Tuesday night or Wednes-day morning weather conditions might bring a few flurries trickling down from the sky.
"But it's not looking good (for snow) at this time," Dunstan said. "It will be very dry."
On Wednesday, temperatures will likely rise to the middle to upper 50s as the cold front moves away from the area, and temperatures will be closer to normal for this time of year -- middle to upper 60s -- on Thursday and Friday, Dunstan added.
The weekend is a little less certain.
"We aren't sure what the cold front is going to do yet," Dunstan said.
Right now, the area is in "weak La Nina conditions," he said, meaning very little precipitation and weather inactivity, the exact opposite of El Nino conditions.

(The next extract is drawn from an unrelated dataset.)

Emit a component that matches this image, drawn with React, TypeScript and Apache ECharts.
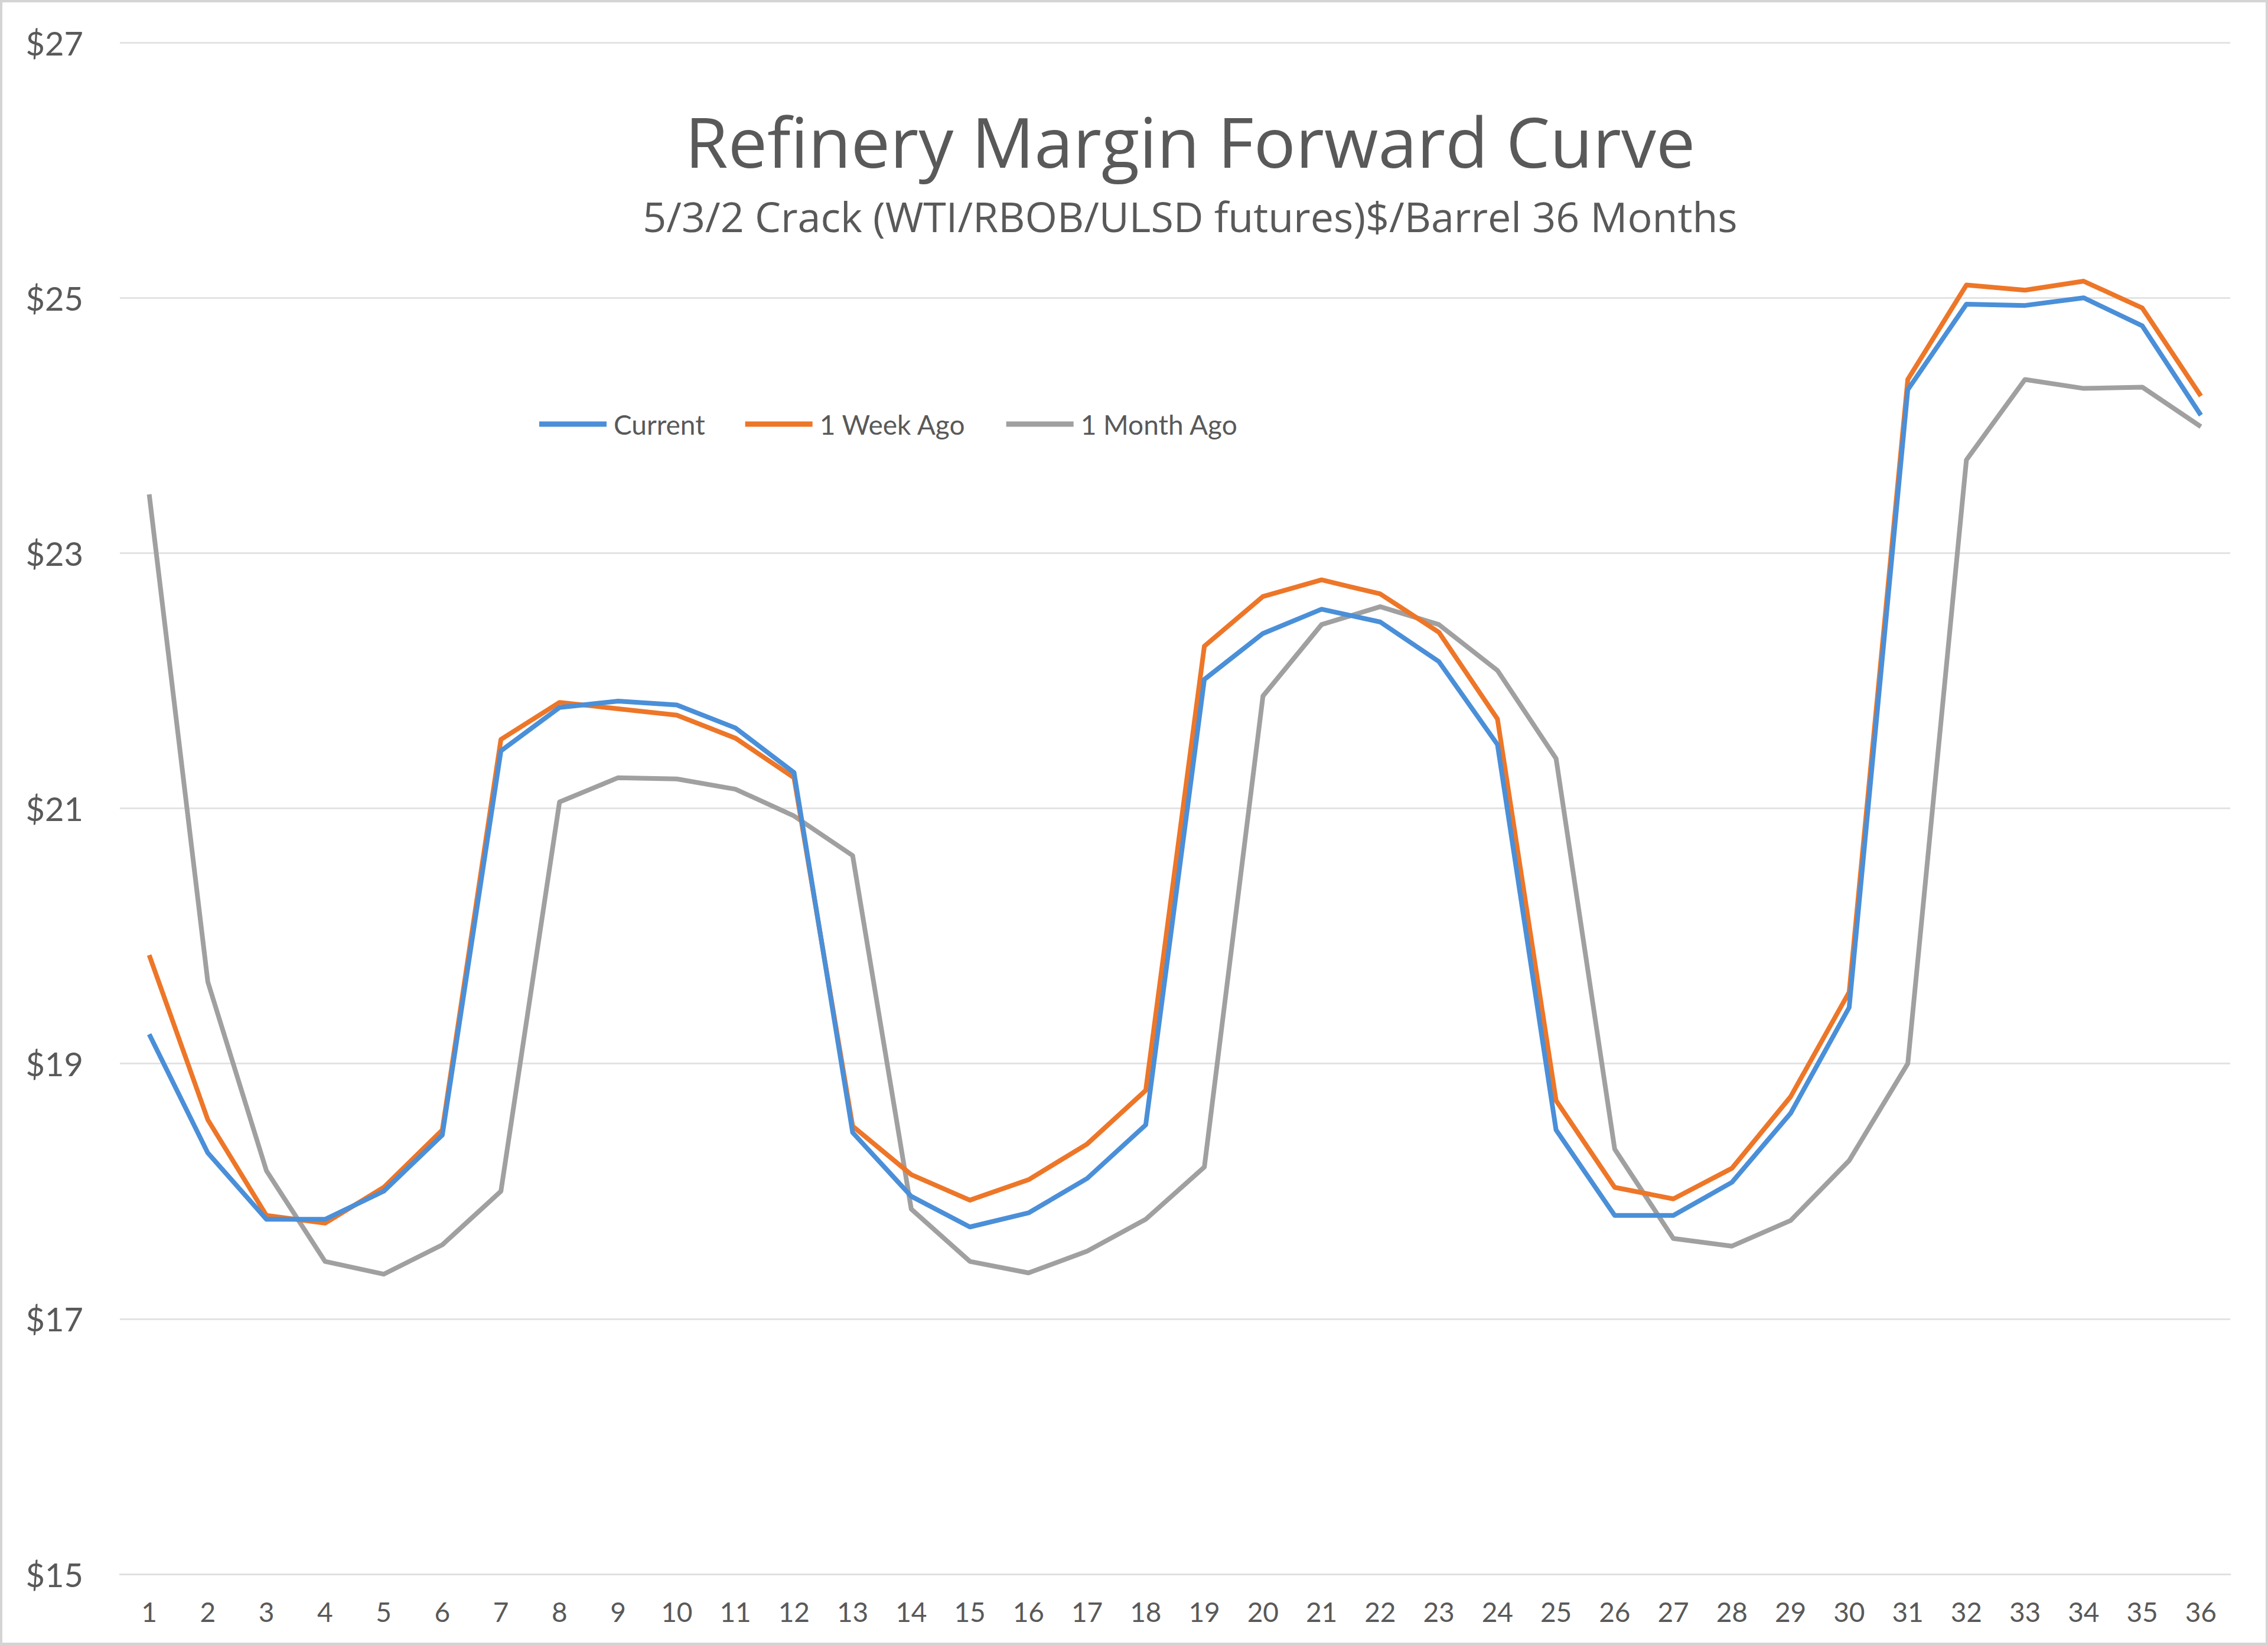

At Raleigh-Durham International Airport, where the National Weather Service measures precipitation, the area is 3.28 inches below normal for this year.
After La Nina conditions subside, as they likely will in the spring and summer, Dunstan said meteorologists expect to see more precipitation.
Goldsboro Public Utilities Director Karen Brashear said she can only make predictions based on weather reports concerning the drought.
Currently, she said the Neuse River, Goldsboro's main water source, is full.
She expects that as the temperatures start to get warmer in the summer months, people will use more water as they water outside and start to wash their cars more often.
"And when the trees come out, they use more water," she said.
But she doesn't believe it is the time to start discussing any conservation measures. She doesn't foresee any drought problems creeping up in the next few months.
And looking back to last February, and how the county was in the highest drought category of exceptional drought, she thinks that residents are doing OK on water.
"We are a lot better than last year," she said.